Archive for July 15th, 2007

I’ve been dredging up my C++ for a class recently, and I’m struck by just how weird it feels now that I spend most of my time with Ruby.

I was all proud of myself for remembering how to write a copy constructor. Then I ran into a situation like this:

MyClass a = foo;
MyClass c;
c = foo;

The first line was fine; the last segfaulted. What the heck?

I had hit upon the subtle difference between assignment at construction time and normal assignment. The former calls the copy constructor, the latter calls operator=.

MyClass a = foo;  // calls copy constructor MyClass(foo)
MyClass c;
c = foo;  // calls operator=

I had neglected to provide an operator= for MyClass, so the compiler invented one for me. Since MyClass contained pointers to other structures, that naturally led to problems pretty quickly.

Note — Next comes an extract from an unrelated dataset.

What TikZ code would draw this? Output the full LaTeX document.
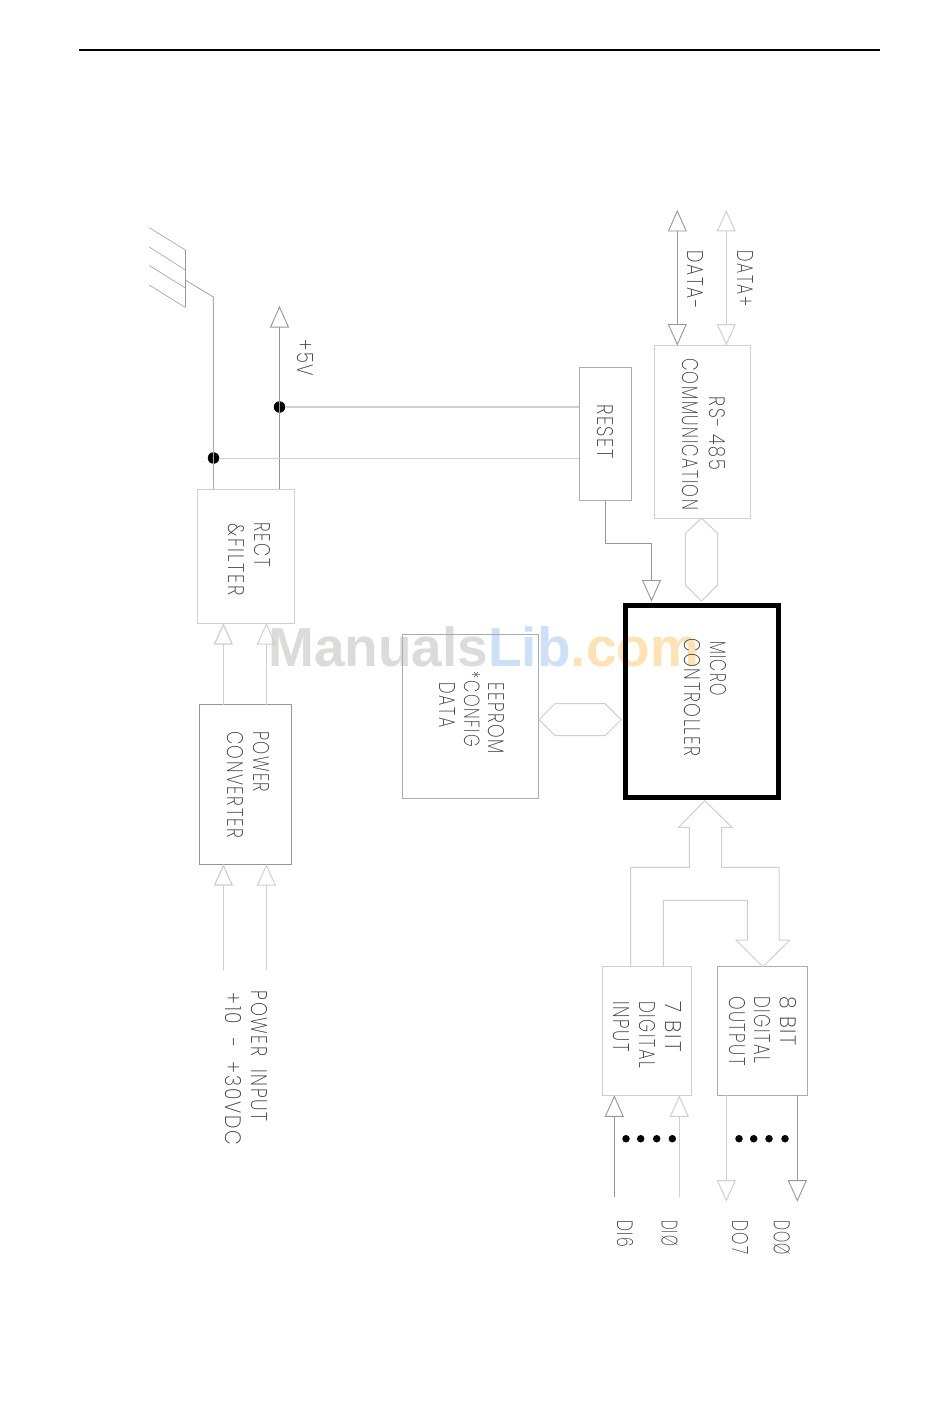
\documentclass[tikz,border=0pt]{standalone}
\usepackage{fontspec}
\usepackage{graphicx}
\usetikzlibrary{arrows.meta}
\setmainfont{Liberation Sans}
\newfontfamily\cad[LetterSpace=9]{Poppins ExtraLight}
\definecolor{lnd}{HTML}{969696}
\definecolor{lnm}{HTML}{ABABAB}
\definecolor{lnl}{HTML}{CFCFCF}
\definecolor{txt}{HTML}{3C3C3C}
\definecolor{wmg}{HTML}{DBDBD9}
\definecolor{wmb}{HTML}{CDE0F8}
\definecolor{wmo}{HTML}{FCE2B5}
\tikzset{
  dk/.style={draw=lnd,line width=0.9pt},
  md/.style={draw=lnm,line width=0.9pt},
  lt/.style={draw=lnl,line width=1pt},
  blk/.style={anchor=north west,inner sep=0pt,outer sep=0pt},
  tip/.tip={Triangle[open,length=21.5pt,width=19pt]},
  lab/.style={anchor=base west,rotate=-90,inner sep=0pt,outer sep=0pt,text=txt,yshift=1.5pt},
  jct/.style={circle,fill=black,inner sep=0pt,outer sep=0pt,minimum size=11.5pt},
  pip/.style={circle,fill=black,inner sep=0pt,outer sep=0pt,minimum size=7.5pt}
}
% name, baseline x, start y, run length, text
\newcommand{\tlab}[5]{\node[lab] (#1) at (#2,#3) {\resizebox{#4pt}{16pt}{\cad #5}};}
\begin{document}
\begin{tikzpicture}[x=1pt,y=-1pt]
\useasboundingbox (0,0) rectangle (950,1404);
\fill[white] (0,0) rectangle (950,1404);
% watermark
\node[anchor=base west,inner sep=0pt] (wm) at (268,666.7) {\fontsize{55pt}{55pt}\selectfont\bfseries\textcolor{wmg}{Manuals}\textcolor{wmb}{Lib}\textcolor{wmo}{.com}};
% top rule
\coordinate (ruleL) at (79,50);
\coordinate (ruleR) at (880,50);
\draw[black,line width=2pt] (ruleL) -- (ruleR);
% blocks
\node[blk,lt,minimum width=96.5pt,minimum height=134pt] (rect) at (197.5,489) {};
\node[blk,dk,minimum width=92pt,minimum height=159.5pt] (power) at (199,704.5) {};
\node[blk,md,minimum width=52.5pt,minimum height=133pt] (reset) at (579,367.5) {};
\node[blk,lt,minimum width=96.5pt,minimum height=172.5pt] (rs) at (654,345.5) {};
\node[blk,md,minimum width=136pt,minimum height=164pt] (eeprom) at (402.3,634.3) {};
\node[blk,draw=black,line width=5pt,minimum width=152.5pt,minimum height=192.5pt] (micro) at (625.5,605) {};
\node[blk,lt,minimum width=89.4pt,minimum height=128.6pt] (din) at (602.3,966.7) {};
\node[blk,md,minimum width=90pt,minimum height=128.6pt] (dout) at (717.7,966.7) {};
% labels
\tlab{tRect}{252.7}{522.7}{44}{RECT}
\tlab{tFilter}{227.3}{523.7}{72}{\&FILTER}
\tlab{tPlus}{295.7}{339.3}{36.7}{+5V}
\tlab{tPower}{251.7}{731}{61.3}{POWER}
\tlab{tConv}{225.7}{731}{107}{CONVERTER}
\tlab{tPin}{250}{990.7}{131}{POWER\ \ INPUT}
\tlab{tVdc}{224.3}{992.7}{152.3}{+10\ \ -\ \ +30VDC}
\tlab{tDm}{686}{251}{58}{DATA-}
\tlab{tDp}{735.7}{251}{55.7}{DATA+}
\tlab{tRs}{708.3}{396.7}{73.3}{RS-\ 485}
\tlab{tCom}{680.7}{358}{152}{COMMUNICATION}
\tlab{tReset}{595.7}{404}{55}{RESET}
\tlab{tMicro}{708.5}{641}{55}{MICRO}
\tlab{tCtrl}{683.3}{638.5}{118.2}{CONTROLLER}
\tlab{tEe}{487.3}{682.3}{71.7}{EEPROM}
\tlab{tCfg}{462.7}{671.7}{75}{*CONFIG}
\tlab{tData}{437.7}{682.7}{44.6}{DATA}
\tlab{tSeven}{664}{1001.7}{50}{7\ BIT}
\tlab{tDig}{638.3}{1001.7}{66.3}{DIGITAL}
\tlab{tIn}{611.7}{1001.7}{50.3}{INPUT}
\tlab{tEight}{779.3}{996}{50}{8\ BIT}
\tlab{tDigb}{753.3}{996}{67}{DIGITAL}
\tlab{tOut}{727.7}{996}{70}{OUTPUT}
\tlab{tDi}{615.7}{1220}{26.7}{DI6}
\tlab{tDz}{660}{1220}{26}{DIØ}
\tlab{tDo}{730.7}{1220}{34.3}{DO7}
\tlab{tDy}{772.3}{1220}{35}{DOØ}
% ground symbol
\coordinate (gA) at (185.3,250);
\coordinate (gB) at (185.3,307.5);
\coordinate (gFeed) at (185.3,280);
\coordinate (gBend) at (213.3,297);
\draw[dk,line width=0.7pt] (gA) -- (gB);
\draw[md,line width=0.7pt] (149.3,227.7) -- (gA);
\draw[md,line width=0.7pt] (149.3,247) -- (185.3,270);
\draw[md,line width=0.7pt] (149.3,265.5) -- (185.3,288);
\draw[md,line width=0.7pt] (149.3,285) -- (gB);
% junctions and rails
\node[jct] (jg) at (213.5,458) {};
\node[jct] (jv) at (279.5,407) {};
\coordinate (vTip) at (279.5,306);
\draw[md] (gFeed) -- (gBend) -- (gBend |- jg.center) -- (jg.center |- rect.north);
\draw[dk,-tip] (jv.center |- rect.north) -- (vTip);
\draw[lt,line width=1.2pt] (jv) -- (jv -| reset.west);
\draw[lt] (jg) -- (jg -| reset.west);
% power arrows
\coordinate (pa) at (223.4,970);
\coordinate (pb) at (266.4,970);
\draw[lt,line width=1.2pt,-tip] (pa) -- (pa |- power.south);
\draw[lt,-tip] (pb) -- (pb |- power.south);
\draw[lt,line width=1.2pt,-tip] (pa |- power.north) -- (pa |- rect.south);
\draw[lt,-tip] (pb |- power.north) -- (pb |- rect.south);
% RS-485 lines
\coordinate (dm) at (677.3,210);
\coordinate (dp) at (726.3,210);
\draw[dk,tip-tip] (dm) -- (dm |- rs.north);
\draw[lt,tip-tip] (dp) -- (dp |- rs.north);
% reset to micro
\coordinate (rOut) at (605.5,543);
\coordinate (rIn) at (651.5,543);
\coordinate (rTip) at (651.5,601.5);
\draw[dk,-tip] (rOut |- reset.south) -- (rOut) -- (rIn) -- (rTip);
% hexagon buses
\draw[lt] (701.5,518.3) -- (717.7,533.3) -- (717.7,585) -- (701.5,601) -- (685.3,585) -- (685.3,533.3) -- cycle;
\draw[lt] (539,719.7) -- (555,703.7) -- (605,703.7) -- (621,719.7) -- (605,735.7) -- (555,735.7) -- cycle;
% digital bus
\draw[lt] (630.7,966.7) -- (630.7,867.3) -- (689.3,867.3) -- (689.3,827.3) -- (678.7,827.3) -- (704.7,800.7) -- (732,827.3) -- (721.7,827.3) -- (721.7,867.3) -- (779,867.3) -- (779,940) -- (790,940) -- (763,966.7) -- (736,940) -- (747.3,940) -- (747.3,900.3) -- (663.3,900.3) -- (663.3,966.7);
% digital i/o arrows
\coordinate (ia) at (614.3,1196.7);
\coordinate (ib) at (679.3,1196.7);
\coordinate (oa) at (726.3,1201.7);
\coordinate (ob) at (797.3,1201.7);
\draw[dk,-tip] (ia) -- (ia |- din.south);
\draw[lt,-tip] (ib) -- (ib |- din.south);
\draw[lt,-tip] (oa |- dout.south) -- (oa);
\draw[dk,-tip] (ob |- dout.south) -- (ob);
% pips
\node[pip] (p1) at (626,1138.7) {};
\node[pip] (p2) at (640.7,1138.7) {};
\node[pip] (p3) at (656.7,1138.7) {};
\node[pip] (p4) at (672.3,1138.7) {};
\node[pip] (q1) at (739,1138.7) {};
\node[pip] (q2) at (753.7,1138.7) {};
\node[pip] (q3) at (769,1138.7) {};
\node[pip] (q4) at (785,1138.7) {};
\end{tikzpicture}
\end{document}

Had I not known to look up the specific behavior of operator=, and then implement a correct one for MyClass, I would have been really confused. This sort of subtlety is what makes me think of C++ as a “hard” language and Ruby as an “easy” language.

To be sure, Ruby has its subtle quirks too, but they occur less frequently and usually around “advanced” topics like metaprogramming. In C++, even a fundamental operation like assignment can have strange, unpredictable properties.